Не только Воланд и его свита, но и Мастер и Маргарита с восторгом смотрят на горящую Москву и на отчаявшихся людей. «Первый пожар подплыл поэту под ноги на Волхонке. Там пылал трехэтажный дом. Люди, находившиеся в состоянии отчаяния, бегали по мостовой...»[191]. «Город горит, – сказал поэт Азазелло, пожимая плечами. Как же это так? – А что ж такое! – отозвался Азазелло, как бы речь шла о каких-то пустяках, – почему бы ему и не гореть! Разве он несгораемый? Совершенно верно! – мысленно сказал поэт, – как это просто, в сущности»[192]. «Я подозреваю, что это они подожгли Москву» – говорит Маргарита Мастеру[193]. В ранних вариантах романа Москва, подоженная свитой сатаны, просто сгорает – как Рим времен Нерона. «Мощное зрелише, – заговорил Воланд, – то здесь, то там повалит клубами, а потом присоединяются и живые трепещущие языки... До некоторой степени это напоминает мне пожар Рима»[194].
И как несправедливы бывают наказания Воланда, так же немотивированны и его амнистии.
Главный Иуда московского сюжета – Алоизий Могарыч – нимало не изменившись, преуспевает и после встречи с Воландом, став директором театра варьете.
А что такого «в эту ночь» совершил Коровьев, чтобы обрести преображение?[195]
Хорошо ли, что Фрида получает возможность забыть свой страшный грех (убийство ребенка)? Разве она действительно изменилась? Где следы ее раскаяния? Она ненавидит свою тюрьму, а не свое преступление.

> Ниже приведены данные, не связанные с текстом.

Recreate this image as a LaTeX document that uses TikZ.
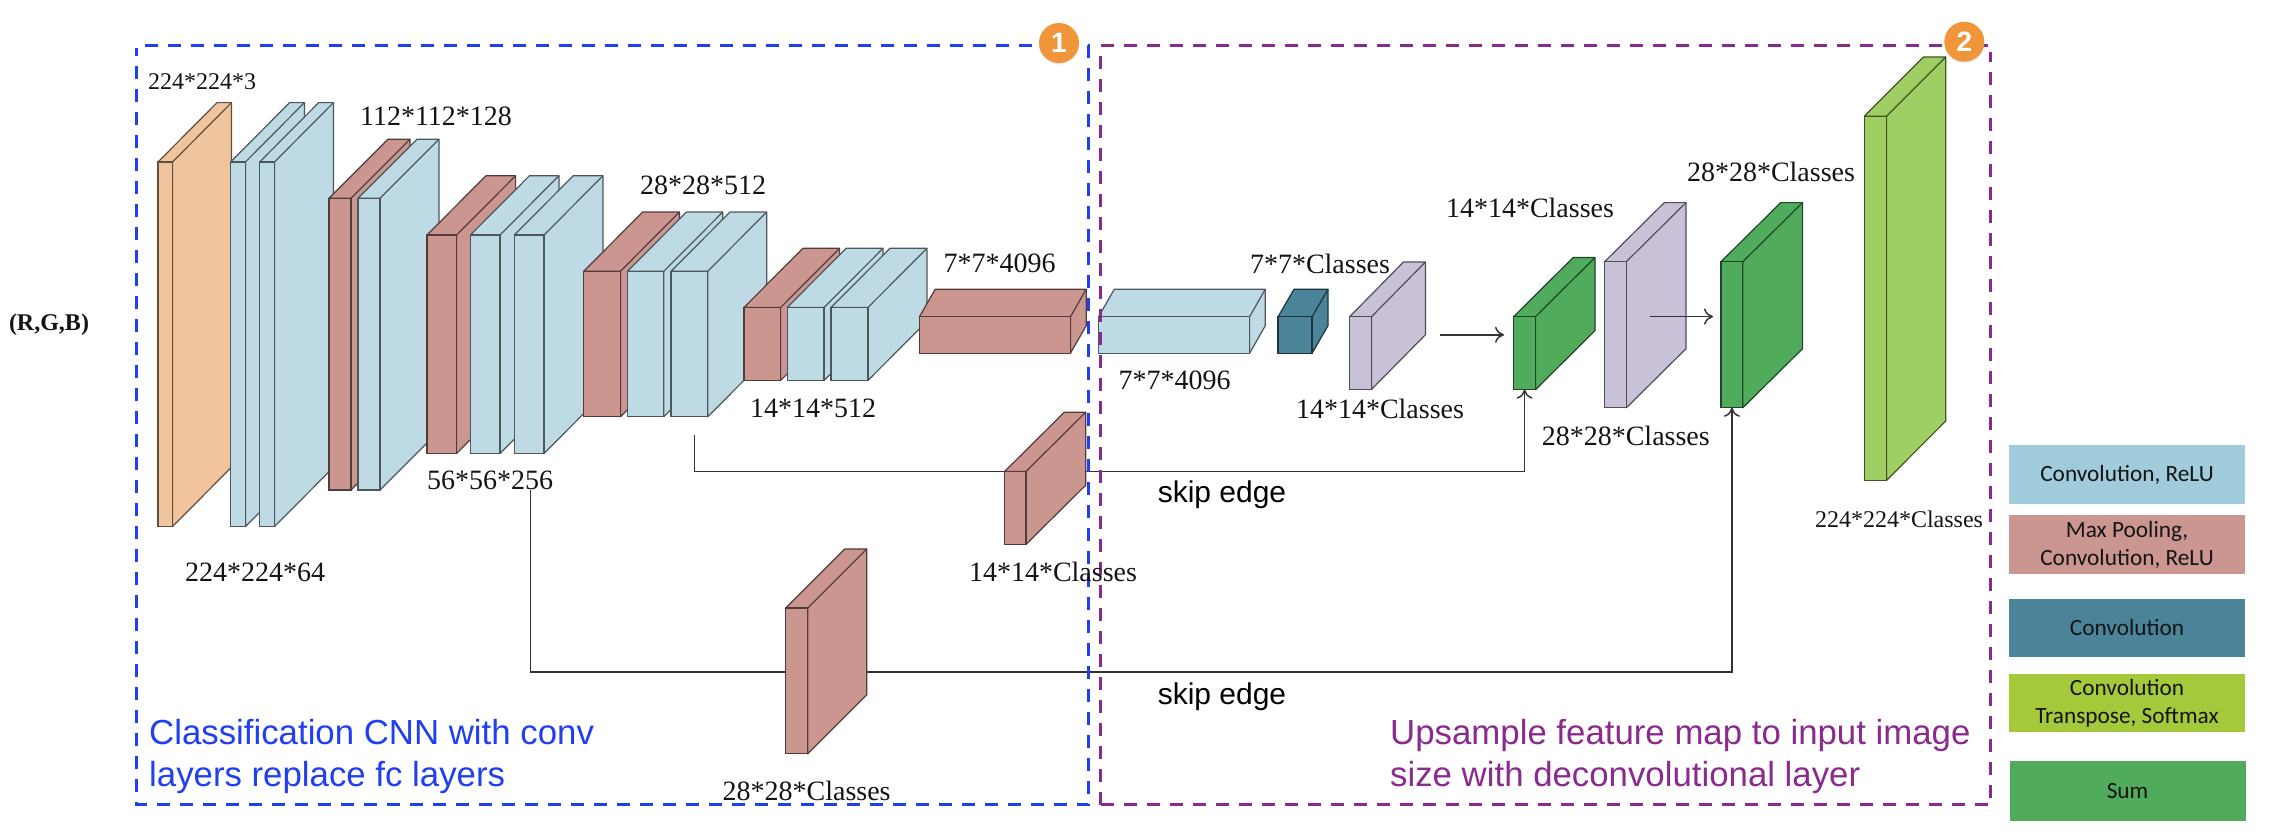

Вспомним, как Коровьев представляет ее – «А вот это – скучная женщина, обожает балы, все мечтает пожаловаться на свой платок». Глаза у Фриды «беспокойные, назойливые, мрачные». Еще один ее портрет – «одно совершенно пьяное женское лицо с бессмысленными, но и в бессмысленности умоляющими глазами»[196]. «– Я счастлива, королева-хозяйка, быть приглашенной на великий бал полнолуния. – А я, – ответила ей Маргарита, – рада вас видеть. Очень рада. Любите ли вы шампанское? – Я люблю. – Так вы напейтесь сегодня пьяной, Фрида, и ни о чем не думайте».
До чего же пошлый разговор. И мерзкий совет той, которая носит имя Маргариты (гетевская Маргарита сама утопила своего ребенка, но зато и сама же осудила себя на казнь, отказалась бежать из тюрьмы, в покаянии приняла кончину и была взята на Небеса). Плюнуть на свой грех и забыть, а совесть затопить в шампанском – вот уровень нравственного мышления той ведьмы, в которой некоторые литературоведы видят чуть ли не воплощение «русской души»… Хуже совета Маргариты только песенка из мультфильма про Чебурашку (сказка дивная и мультяшка хорошая. Но вот песенка…): «Если мы обидели кого-то зря, календарь закроет этот лист. К новым приключениям спешим, друзья. Эй, прибавь-ка ходу, машинист!». И хорошо ли вообще, что слишком многие герои романа (и Пилат, и Мастер, и Иван) стараются избавиться от мук совести?..
Воланд их в этом поддерживает. И свой произвол, сочетающий немотивированную снисходительность со столь же безосновательной жестокостью, он считает законом.
Воланд – архитектор своей «Матрицы», мироправитель и даже миро-творец[197].